● What needs to be done
Leave the pictures out, and output exactly the lines from the one containing "Output the Python" through the one containing "NAN, 16.5, 16.5]".

● Task input

━━━━━━━━━━━━━━━━━━━━

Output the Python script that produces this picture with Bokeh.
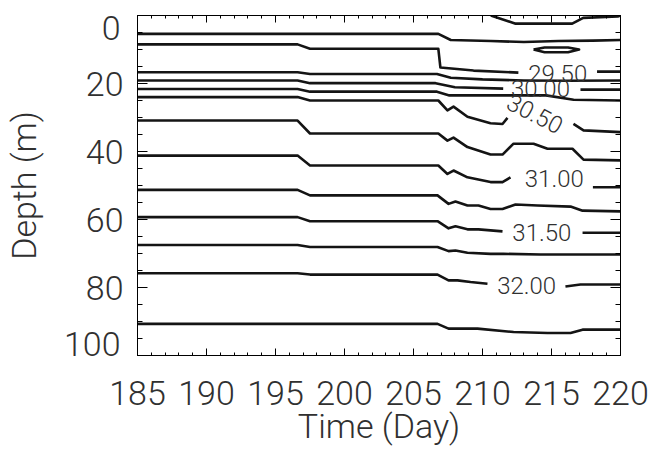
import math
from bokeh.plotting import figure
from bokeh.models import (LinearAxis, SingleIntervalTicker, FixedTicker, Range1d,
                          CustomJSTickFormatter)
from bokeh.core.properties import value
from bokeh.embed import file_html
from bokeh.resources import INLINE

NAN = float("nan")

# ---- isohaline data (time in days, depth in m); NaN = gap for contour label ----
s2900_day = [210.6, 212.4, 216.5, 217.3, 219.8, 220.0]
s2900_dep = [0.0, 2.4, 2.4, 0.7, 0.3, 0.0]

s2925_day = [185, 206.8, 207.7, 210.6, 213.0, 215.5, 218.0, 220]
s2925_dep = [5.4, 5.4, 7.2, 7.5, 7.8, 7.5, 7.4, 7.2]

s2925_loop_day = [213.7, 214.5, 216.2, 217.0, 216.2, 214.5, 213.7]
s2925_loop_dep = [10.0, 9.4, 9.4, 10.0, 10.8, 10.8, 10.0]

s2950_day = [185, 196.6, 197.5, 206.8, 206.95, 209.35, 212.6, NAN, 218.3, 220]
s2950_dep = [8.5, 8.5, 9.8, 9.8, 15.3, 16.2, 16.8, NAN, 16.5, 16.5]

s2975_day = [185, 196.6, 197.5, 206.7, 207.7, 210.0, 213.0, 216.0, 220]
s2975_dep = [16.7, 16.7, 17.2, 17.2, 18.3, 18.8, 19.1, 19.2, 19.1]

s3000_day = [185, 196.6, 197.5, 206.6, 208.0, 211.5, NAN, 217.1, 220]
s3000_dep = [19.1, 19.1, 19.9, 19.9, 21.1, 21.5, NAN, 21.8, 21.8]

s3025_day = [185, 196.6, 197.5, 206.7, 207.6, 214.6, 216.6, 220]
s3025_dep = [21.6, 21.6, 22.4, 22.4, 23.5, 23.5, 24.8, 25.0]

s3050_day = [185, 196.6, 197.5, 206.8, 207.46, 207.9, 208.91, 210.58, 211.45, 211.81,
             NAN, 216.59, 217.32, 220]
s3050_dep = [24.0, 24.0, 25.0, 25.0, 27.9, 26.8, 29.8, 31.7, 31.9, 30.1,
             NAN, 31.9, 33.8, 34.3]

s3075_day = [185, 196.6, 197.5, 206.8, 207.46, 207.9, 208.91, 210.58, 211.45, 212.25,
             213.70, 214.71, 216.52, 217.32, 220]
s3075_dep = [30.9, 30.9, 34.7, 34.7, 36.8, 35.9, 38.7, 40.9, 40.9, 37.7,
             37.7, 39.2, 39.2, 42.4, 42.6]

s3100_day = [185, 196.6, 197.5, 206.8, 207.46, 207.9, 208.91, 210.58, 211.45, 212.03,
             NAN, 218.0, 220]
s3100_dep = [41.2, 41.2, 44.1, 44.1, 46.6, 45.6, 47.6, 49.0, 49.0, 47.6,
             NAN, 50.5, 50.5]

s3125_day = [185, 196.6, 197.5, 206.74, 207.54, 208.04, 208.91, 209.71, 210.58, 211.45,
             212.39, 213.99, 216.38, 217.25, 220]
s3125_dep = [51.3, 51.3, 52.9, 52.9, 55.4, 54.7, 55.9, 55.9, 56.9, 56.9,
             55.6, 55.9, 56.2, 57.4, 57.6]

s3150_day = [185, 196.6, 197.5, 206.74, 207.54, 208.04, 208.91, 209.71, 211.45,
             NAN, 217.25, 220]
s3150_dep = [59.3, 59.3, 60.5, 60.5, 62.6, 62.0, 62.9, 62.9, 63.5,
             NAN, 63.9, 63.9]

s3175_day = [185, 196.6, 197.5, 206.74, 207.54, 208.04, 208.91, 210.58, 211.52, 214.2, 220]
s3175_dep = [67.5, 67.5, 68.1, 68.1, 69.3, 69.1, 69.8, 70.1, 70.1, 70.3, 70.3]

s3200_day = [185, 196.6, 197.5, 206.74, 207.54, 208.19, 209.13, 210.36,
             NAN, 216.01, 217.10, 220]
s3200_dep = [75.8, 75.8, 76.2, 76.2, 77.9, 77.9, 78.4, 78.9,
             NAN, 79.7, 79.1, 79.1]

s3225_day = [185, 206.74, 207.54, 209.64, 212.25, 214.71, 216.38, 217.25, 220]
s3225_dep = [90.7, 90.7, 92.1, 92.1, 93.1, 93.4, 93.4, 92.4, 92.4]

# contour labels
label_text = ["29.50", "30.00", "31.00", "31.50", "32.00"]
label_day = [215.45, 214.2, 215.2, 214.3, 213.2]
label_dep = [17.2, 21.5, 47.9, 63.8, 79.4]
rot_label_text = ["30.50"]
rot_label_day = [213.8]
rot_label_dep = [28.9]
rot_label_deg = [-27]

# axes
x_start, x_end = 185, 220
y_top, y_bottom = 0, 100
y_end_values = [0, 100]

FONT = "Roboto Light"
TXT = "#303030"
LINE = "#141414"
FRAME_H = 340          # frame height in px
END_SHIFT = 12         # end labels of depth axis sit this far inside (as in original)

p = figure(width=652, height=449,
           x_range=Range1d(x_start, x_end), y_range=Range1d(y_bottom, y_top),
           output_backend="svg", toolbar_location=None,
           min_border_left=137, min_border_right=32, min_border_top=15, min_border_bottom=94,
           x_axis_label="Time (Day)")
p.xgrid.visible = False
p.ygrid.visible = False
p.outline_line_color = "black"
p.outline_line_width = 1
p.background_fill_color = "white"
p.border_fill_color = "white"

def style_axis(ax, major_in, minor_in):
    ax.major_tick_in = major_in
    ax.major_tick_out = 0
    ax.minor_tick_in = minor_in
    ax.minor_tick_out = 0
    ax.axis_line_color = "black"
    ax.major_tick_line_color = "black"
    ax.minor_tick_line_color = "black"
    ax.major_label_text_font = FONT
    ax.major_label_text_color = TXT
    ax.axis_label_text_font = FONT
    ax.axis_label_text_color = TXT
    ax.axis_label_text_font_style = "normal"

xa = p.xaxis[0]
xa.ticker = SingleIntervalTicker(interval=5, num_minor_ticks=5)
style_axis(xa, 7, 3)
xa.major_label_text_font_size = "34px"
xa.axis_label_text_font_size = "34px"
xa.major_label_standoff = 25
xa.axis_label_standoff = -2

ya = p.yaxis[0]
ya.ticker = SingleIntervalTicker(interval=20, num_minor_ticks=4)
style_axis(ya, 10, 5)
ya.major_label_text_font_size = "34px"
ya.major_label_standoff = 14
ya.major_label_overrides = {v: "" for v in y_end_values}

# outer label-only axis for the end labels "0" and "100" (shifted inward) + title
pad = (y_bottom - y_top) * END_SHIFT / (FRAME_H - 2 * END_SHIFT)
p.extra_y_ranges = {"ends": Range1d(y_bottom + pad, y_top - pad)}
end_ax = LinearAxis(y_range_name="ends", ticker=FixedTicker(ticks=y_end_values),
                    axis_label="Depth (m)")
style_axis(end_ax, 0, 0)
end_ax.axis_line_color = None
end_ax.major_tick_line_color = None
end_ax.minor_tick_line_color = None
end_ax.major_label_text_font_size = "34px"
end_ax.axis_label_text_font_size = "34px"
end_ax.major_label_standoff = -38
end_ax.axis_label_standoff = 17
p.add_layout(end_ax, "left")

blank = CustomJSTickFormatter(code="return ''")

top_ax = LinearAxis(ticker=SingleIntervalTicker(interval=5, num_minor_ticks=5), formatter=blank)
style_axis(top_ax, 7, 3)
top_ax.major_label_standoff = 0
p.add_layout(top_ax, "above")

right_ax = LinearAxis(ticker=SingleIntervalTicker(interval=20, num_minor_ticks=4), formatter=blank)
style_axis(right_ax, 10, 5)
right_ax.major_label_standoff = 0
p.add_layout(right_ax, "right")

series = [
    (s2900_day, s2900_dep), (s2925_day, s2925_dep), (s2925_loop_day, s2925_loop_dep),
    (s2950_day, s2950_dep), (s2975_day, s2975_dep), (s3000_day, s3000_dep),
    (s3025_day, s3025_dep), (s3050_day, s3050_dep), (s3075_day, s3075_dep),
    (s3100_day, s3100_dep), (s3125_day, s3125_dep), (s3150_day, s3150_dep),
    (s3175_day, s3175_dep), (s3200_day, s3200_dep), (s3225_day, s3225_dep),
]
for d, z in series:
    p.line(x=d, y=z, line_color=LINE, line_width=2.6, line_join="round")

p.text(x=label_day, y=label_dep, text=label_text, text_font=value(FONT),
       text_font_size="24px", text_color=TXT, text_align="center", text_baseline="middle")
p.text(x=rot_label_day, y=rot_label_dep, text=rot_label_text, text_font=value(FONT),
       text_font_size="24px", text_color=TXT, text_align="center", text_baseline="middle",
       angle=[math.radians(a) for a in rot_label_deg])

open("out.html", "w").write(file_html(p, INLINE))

━━━━━━━━━━━━━━━━━━━━

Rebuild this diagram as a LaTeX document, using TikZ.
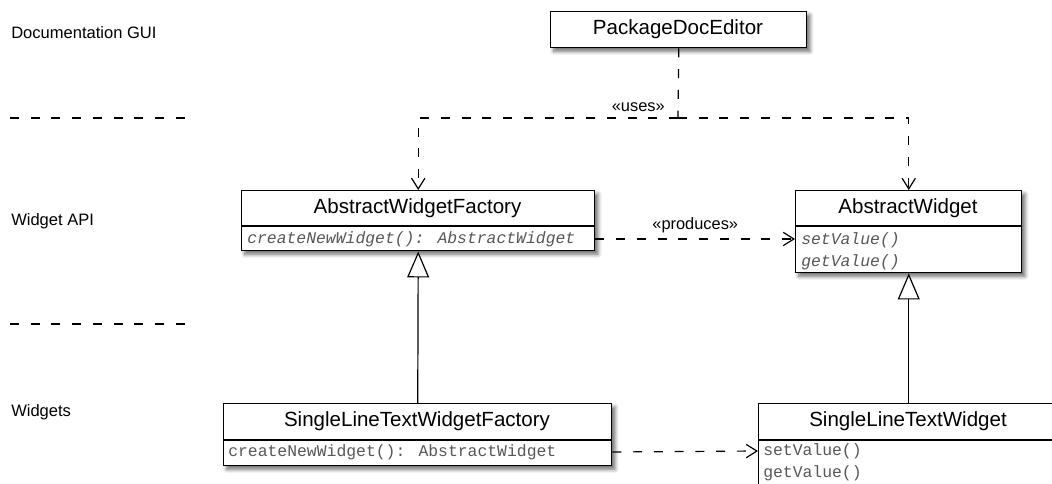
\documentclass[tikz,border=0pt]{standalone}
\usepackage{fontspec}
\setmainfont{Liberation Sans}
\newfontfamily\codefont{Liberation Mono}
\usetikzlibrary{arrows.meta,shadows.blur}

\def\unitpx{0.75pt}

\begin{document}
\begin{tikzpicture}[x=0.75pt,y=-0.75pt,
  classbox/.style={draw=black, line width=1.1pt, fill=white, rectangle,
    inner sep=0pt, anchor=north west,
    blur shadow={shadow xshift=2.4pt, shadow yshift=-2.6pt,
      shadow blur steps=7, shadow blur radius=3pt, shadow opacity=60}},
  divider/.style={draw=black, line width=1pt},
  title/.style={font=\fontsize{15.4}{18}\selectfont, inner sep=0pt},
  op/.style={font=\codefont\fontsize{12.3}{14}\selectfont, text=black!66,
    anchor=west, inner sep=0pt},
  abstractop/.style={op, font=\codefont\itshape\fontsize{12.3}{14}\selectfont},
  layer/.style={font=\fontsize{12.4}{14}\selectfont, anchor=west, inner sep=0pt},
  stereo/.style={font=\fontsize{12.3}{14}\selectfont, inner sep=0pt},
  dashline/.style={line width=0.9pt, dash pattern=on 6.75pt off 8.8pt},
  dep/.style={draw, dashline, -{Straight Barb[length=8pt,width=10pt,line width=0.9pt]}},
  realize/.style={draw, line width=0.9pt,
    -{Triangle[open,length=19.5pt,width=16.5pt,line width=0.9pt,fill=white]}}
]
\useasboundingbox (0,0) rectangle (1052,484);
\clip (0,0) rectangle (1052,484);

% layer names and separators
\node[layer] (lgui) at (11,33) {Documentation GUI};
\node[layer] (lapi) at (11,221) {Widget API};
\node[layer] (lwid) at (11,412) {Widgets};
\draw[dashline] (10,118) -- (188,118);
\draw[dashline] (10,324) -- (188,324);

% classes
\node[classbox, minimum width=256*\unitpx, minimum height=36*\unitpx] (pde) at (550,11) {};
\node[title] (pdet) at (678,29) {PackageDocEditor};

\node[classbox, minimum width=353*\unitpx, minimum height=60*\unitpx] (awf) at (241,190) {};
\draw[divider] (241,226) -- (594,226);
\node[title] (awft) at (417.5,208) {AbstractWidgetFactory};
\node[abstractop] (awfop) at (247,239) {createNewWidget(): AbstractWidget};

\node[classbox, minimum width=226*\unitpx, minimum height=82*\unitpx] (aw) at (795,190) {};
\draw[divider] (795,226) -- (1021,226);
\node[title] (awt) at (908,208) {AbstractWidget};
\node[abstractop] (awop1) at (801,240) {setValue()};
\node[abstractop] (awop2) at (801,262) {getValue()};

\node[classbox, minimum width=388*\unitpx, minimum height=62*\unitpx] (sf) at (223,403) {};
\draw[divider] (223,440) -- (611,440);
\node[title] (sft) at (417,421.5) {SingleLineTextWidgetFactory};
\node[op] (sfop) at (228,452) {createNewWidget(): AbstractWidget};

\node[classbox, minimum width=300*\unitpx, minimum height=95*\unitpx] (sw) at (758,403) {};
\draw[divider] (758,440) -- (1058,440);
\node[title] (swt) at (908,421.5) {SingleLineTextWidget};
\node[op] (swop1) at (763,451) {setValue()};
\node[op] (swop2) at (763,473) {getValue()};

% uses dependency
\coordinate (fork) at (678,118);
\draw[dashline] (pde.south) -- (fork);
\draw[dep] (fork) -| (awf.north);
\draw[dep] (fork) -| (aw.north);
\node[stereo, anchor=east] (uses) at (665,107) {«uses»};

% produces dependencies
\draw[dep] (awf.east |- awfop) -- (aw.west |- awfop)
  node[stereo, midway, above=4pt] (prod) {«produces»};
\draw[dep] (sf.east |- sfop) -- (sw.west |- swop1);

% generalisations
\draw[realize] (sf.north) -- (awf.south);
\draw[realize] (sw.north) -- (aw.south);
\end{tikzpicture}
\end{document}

━━━━━━━━━━━━━━━━━━━━

● Solution to the problem
Output the Python script that produces this picture with Bokeh.
import math
from bokeh.plotting import figure
from bokeh.models import (LinearAxis, SingleIntervalTicker, FixedTicker, Range1d,
                          CustomJSTickFormatter)
from bokeh.core.properties import value
from bokeh.embed import file_html
from bokeh.resources import INLINE

NAN = float("nan")

# ---- isohaline data (time in days, depth in m); NaN = gap for contour label ----
s2900_day = [210.6, 212.4, 216.5, 217.3, 219.8, 220.0]
s2900_dep = [0.0, 2.4, 2.4, 0.7, 0.3, 0.0]

s2925_day = [185, 206.8, 207.7, 210.6, 213.0, 215.5, 218.0, 220]
s2925_dep = [5.4, 5.4, 7.2, 7.5, 7.8, 7.5, 7.4, 7.2]

s2925_loop_day = [213.7, 214.5, 216.2, 217.0, 216.2, 214.5, 213.7]
s2925_loop_dep = [10.0, 9.4, 9.4, 10.0, 10.8, 10.8, 10.0]

s2950_day = [185, 196.6, 197.5, 206.8, 206.95, 209.35, 212.6, NAN, 218.3, 220]
s2950_dep = [8.5, 8.5, 9.8, 9.8, 15.3, 16.2, 16.8, NAN, 16.5, 16.5]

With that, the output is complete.